#### What you are asked to do
Without the pictures, return all of the material exactly as written.

============================================================

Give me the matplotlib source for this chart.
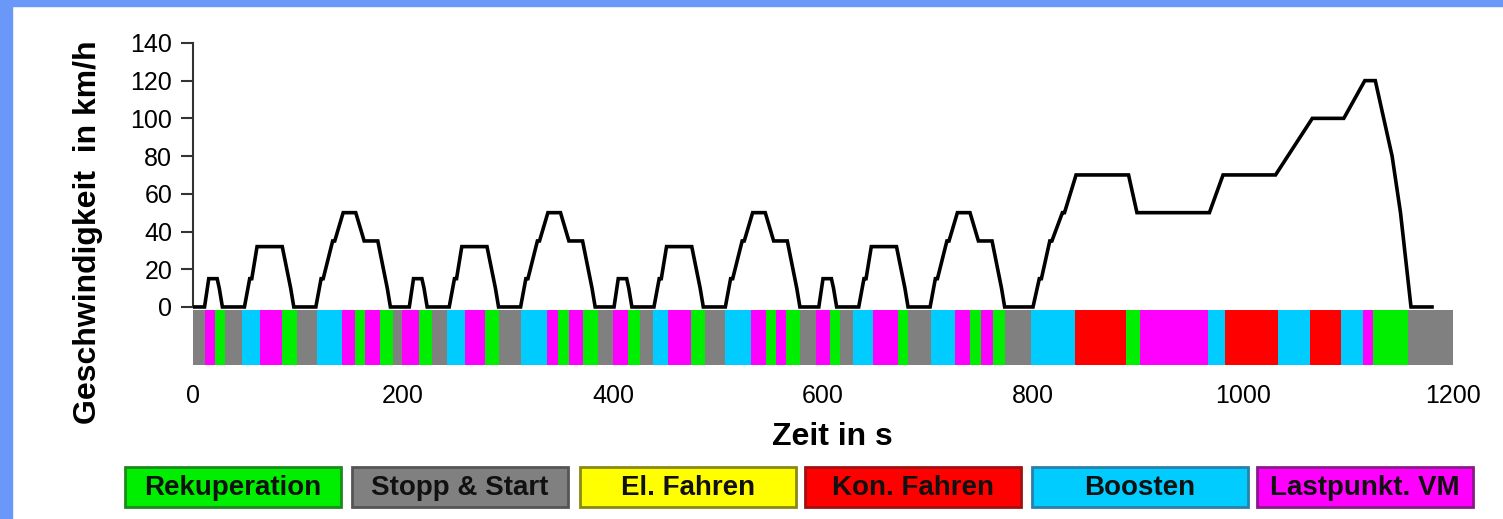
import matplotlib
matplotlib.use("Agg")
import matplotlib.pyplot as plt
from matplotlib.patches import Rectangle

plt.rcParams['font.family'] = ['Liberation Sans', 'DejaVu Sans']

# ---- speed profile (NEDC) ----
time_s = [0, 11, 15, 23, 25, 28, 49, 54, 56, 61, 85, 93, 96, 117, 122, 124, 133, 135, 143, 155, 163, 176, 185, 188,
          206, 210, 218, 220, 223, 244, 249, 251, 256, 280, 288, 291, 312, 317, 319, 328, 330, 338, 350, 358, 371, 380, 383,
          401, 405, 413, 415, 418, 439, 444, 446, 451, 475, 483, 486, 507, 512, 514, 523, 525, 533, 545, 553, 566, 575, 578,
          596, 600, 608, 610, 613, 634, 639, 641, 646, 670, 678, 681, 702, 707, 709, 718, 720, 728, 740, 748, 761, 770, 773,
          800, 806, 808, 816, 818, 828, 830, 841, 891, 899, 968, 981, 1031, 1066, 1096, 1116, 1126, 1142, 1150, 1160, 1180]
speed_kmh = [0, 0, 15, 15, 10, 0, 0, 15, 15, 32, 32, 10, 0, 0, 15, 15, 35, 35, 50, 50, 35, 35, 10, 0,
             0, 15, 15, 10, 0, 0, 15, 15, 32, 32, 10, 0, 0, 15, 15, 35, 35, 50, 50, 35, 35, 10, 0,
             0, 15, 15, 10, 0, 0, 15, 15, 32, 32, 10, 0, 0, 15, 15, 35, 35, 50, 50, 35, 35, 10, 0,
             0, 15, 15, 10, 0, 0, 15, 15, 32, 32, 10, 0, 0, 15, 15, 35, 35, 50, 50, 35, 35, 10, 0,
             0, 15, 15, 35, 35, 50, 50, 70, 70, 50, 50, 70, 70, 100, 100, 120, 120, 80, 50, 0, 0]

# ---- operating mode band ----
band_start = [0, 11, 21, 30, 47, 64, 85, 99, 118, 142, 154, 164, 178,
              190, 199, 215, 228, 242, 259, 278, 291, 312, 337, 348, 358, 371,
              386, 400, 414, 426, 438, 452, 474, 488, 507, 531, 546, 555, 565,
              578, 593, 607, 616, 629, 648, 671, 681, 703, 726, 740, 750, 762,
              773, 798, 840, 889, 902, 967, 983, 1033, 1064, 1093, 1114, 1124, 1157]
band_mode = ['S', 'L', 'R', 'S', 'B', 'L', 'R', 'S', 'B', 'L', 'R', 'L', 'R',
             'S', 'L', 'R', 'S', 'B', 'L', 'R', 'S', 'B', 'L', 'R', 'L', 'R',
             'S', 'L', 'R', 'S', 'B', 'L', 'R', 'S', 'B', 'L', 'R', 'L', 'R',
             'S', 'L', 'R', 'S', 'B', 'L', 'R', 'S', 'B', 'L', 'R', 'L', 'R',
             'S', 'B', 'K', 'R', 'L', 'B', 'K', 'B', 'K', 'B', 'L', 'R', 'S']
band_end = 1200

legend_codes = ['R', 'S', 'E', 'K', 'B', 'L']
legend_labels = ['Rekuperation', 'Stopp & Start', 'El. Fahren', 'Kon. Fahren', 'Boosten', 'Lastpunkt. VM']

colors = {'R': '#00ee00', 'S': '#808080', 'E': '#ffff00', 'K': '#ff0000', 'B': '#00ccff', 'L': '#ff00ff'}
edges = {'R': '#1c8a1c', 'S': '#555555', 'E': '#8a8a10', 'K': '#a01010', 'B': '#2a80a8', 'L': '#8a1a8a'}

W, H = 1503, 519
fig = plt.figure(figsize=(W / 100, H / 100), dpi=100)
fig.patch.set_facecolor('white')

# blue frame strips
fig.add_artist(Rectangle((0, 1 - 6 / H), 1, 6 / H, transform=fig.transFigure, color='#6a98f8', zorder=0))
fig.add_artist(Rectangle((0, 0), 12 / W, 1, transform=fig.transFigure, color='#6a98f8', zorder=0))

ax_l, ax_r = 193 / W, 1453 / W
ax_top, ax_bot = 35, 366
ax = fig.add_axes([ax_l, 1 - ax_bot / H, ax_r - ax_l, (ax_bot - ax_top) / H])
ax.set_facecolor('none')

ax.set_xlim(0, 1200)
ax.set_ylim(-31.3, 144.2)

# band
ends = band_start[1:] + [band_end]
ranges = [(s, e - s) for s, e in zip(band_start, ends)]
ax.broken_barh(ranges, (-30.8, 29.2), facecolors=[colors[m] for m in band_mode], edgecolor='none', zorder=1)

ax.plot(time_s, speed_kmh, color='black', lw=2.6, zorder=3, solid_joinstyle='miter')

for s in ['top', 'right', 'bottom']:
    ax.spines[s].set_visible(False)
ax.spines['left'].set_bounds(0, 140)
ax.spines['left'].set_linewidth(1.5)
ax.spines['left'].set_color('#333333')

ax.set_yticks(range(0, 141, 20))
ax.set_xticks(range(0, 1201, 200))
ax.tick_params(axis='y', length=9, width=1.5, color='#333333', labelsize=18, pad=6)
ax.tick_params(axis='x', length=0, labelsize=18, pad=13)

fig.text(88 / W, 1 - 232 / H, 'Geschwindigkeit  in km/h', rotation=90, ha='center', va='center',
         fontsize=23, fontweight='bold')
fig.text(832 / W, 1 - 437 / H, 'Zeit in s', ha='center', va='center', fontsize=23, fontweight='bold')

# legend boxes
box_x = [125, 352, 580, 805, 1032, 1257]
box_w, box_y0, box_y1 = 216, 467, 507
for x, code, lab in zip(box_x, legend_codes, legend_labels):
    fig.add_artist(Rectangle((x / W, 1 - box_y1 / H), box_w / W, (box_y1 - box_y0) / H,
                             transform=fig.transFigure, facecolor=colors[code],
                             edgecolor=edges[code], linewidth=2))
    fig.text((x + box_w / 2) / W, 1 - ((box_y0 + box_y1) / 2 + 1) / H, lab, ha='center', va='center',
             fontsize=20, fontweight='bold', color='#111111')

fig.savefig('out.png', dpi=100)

============================================================

#### Exercise solution
Give me the matplotlib source for this chart.
import matplotlib
matplotlib.use("Agg")
import matplotlib.pyplot as plt
from matplotlib.patches import Rectangle

plt.rcParams['font.family'] = ['Liberation Sans', 'DejaVu Sans']

# ---- speed profile (NEDC) ----
time_s = [0, 11, 15, 23, 25, 28, 49, 54, 56, 61, 85, 93, 96, 117, 122, 124, 133, 135, 143, 155, 163, 176, 185, 188,
          206, 210, 218, 220, 223, 244, 249, 251, 256, 280, 288, 291, 312, 317, 319, 328, 330, 338, 350, 358, 371, 380, 383,
          401, 405, 413, 415, 418, 439, 444, 446, 451, 475, 483, 486, 507, 512, 514, 523, 525, 533, 545, 553, 566, 575, 578,
          596, 600, 608, 610, 613, 634, 639, 641, 646, 670, 678, 681, 702, 707, 709, 718, 720, 728, 740, 748, 761, 770, 773,
          800, 806, 808, 816, 818, 828, 830, 841, 891, 899, 968, 981, 1031, 1066, 1096, 1116, 1126, 1142, 1150, 1160, 1180]
speed_kmh = [0, 0, 15, 15, 10, 0, 0, 15, 15, 32, 32, 10, 0, 0, 15, 15, 35, 35, 50, 50, 35, 35, 10, 0,
             0, 15, 15, 10, 0, 0, 15, 15, 32, 32, 10, 0, 0, 15, 15, 35, 35, 50, 50, 35, 35, 10, 0,
             0, 15, 15, 10, 0, 0, 15, 15, 32, 32, 10, 0, 0, 15, 15, 35, 35, 50, 50, 35, 35, 10, 0,
             0, 15, 15, 10, 0, 0, 15, 15, 32, 32, 10, 0, 0, 15, 15, 35, 35, 50, 50, 35, 35, 10, 0,
             0, 15, 15, 35, 35, 50, 50, 70, 70, 50, 50, 70, 70, 100, 100, 120, 120, 80, 50, 0, 0]

# ---- operating mode band ----
band_start = [0, 11, 21, 30, 47, 64, 85, 99, 118, 142, 154, 164, 178,
              190, 199, 215, 228, 242, 259, 278, 291, 312, 337, 348, 358, 371,
              386, 400, 414, 426, 438, 452, 474, 488, 507, 531, 546, 555, 565,
              578, 593, 607, 616, 629, 648, 671, 681, 703, 726, 740, 750, 762,
              773, 798, 840, 889, 902, 967, 983, 1033, 1064, 1093, 1114, 1124, 1157]
band_mode = ['S', 'L', 'R', 'S', 'B', 'L', 'R', 'S', 'B', 'L', 'R', 'L', 'R',
             'S', 'L', 'R', 'S', 'B', 'L', 'R', 'S', 'B', 'L', 'R', 'L', 'R',
             'S', 'L', 'R', 'S', 'B', 'L', 'R', 'S', 'B', 'L', 'R', 'L', 'R',
             'S', 'L', 'R', 'S', 'B', 'L', 'R', 'S', 'B', 'L', 'R', 'L', 'R',
             'S', 'B', 'K', 'R', 'L', 'B', 'K', 'B', 'K', 'B', 'L', 'R', 'S']
band_end = 1200

legend_codes = ['R', 'S', 'E', 'K', 'B', 'L']
legend_labels = ['Rekuperation', 'Stopp & Start', 'El. Fahren', 'Kon. Fahren', 'Boosten', 'Lastpunkt. VM']

colors = {'R': '#00ee00', 'S': '#808080', 'E': '#ffff00', 'K': '#ff0000', 'B': '#00ccff', 'L': '#ff00ff'}
edges = {'R': '#1c8a1c', 'S': '#555555', 'E': '#8a8a10', 'K': '#a01010', 'B': '#2a80a8', 'L': '#8a1a8a'}

W, H = 1503, 519
fig = plt.figure(figsize=(W / 100, H / 100), dpi=100)
fig.patch.set_facecolor('white')

# blue frame strips
fig.add_artist(Rectangle((0, 1 - 6 / H), 1, 6 / H, transform=fig.transFigure, color='#6a98f8', zorder=0))
fig.add_artist(Rectangle((0, 0), 12 / W, 1, transform=fig.transFigure, color='#6a98f8', zorder=0))

ax_l, ax_r = 193 / W, 1453 / W
ax_top, ax_bot = 35, 366
ax = fig.add_axes([ax_l, 1 - ax_bot / H, ax_r - ax_l, (ax_bot - ax_top) / H])
ax.set_facecolor('none')

ax.set_xlim(0, 1200)
ax.set_ylim(-31.3, 144.2)

# band
ends = band_start[1:] + [band_end]
ranges = [(s, e - s) for s, e in zip(band_start, ends)]
ax.broken_barh(ranges, (-30.8, 29.2), facecolors=[colors[m] for m in band_mode], edgecolor='none', zorder=1)

ax.plot(time_s, speed_kmh, color='black', lw=2.6, zorder=3, solid_joinstyle='miter')

for s in ['top', 'right', 'bottom']:
    ax.spines[s].set_visible(False)
ax.spines['left'].set_bounds(0, 140)
ax.spines['left'].set_linewidth(1.5)
ax.spines['left'].set_color('#333333')

ax.set_yticks(range(0, 141, 20))
ax.set_xticks(range(0, 1201, 200))
ax.tick_params(axis='y', length=9, width=1.5, color='#333333', labelsize=18, pad=6)
ax.tick_params(axis='x', length=0, labelsize=18, pad=13)

fig.text(88 / W, 1 - 232 / H, 'Geschwindigkeit  in km/h', rotation=90, ha='center', va='center',
         fontsize=23, fontweight='bold')
fig.text(832 / W, 1 - 437 / H, 'Zeit in s', ha='center', va='center', fontsize=23, fontweight='bold')

# legend boxes
box_x = [125, 352, 580, 805, 1032, 1257]
box_w, box_y0, box_y1 = 216, 467, 507
for x, code, lab in zip(box_x, legend_codes, legend_labels):
    fig.add_artist(Rectangle((x / W, 1 - box_y1 / H), box_w / W, (box_y1 - box_y0) / H,
                             transform=fig.transFigure, facecolor=colors[code],
                             edgecolor=edges[code], linewidth=2))
    fig.text((x + box_w / 2) / W, 1 - ((box_y0 + box_y1) / 2 + 1) / H, lab, ha='center', va='center',
             fontsize=20, fontweight='bold', color='#111111')

fig.savefig('out.png', dpi=100)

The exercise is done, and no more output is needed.